Selo: Bella Union / PIAS

Nota: 8,5 numa escala de 10

Uma intimidade que se faz sagrada nas baladas ‘Smoochie’ e, especialmente, ‘Ballad of a Dying Man’ e ‘Leaving L.A.’, um conto dylaniano de mais de 13 minutos sobre a busca de identidade. O perfil do cidadão norte-americano com o qual as pesquisas não contaram na vitória republicana fica ainda mais delineado em ‘The Memo’, no qual enfrenta a atmosfera country com os avanços eletrônicos, exemplo de um mundo de contradições imperantes, em que sobressai sua ironia fina por encontrar sua própria voz como um artista com quase os dois pés nos clássicos, mas sem fomentar nenhum revival.

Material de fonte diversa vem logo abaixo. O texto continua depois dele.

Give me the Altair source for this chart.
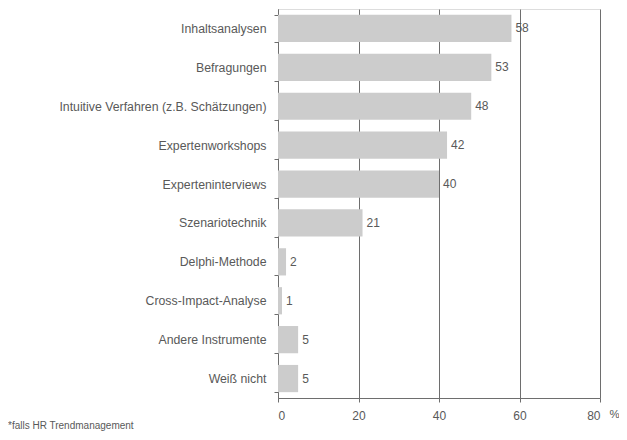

A viagem se encerra sem perder a ambição, com as melancólicas ‘So I’m Growing Old on Magic Mountain’ e ‘In Twenty Years or So’, que tem esse lampejo à la Talking Heads quando diz que o piano toca ‘This Must Be the Place’, deixando espaço ao milagre, mas em um ambiente lúgubre, como em ruínas.

América, ano zero. Pure Comedy é o primeiro grande disco da era Trump, este tempo jocoso em que nos coube viver, esta pura comédia grotesca. Maldita a graça que tudo tem. Bendito Father John Misty.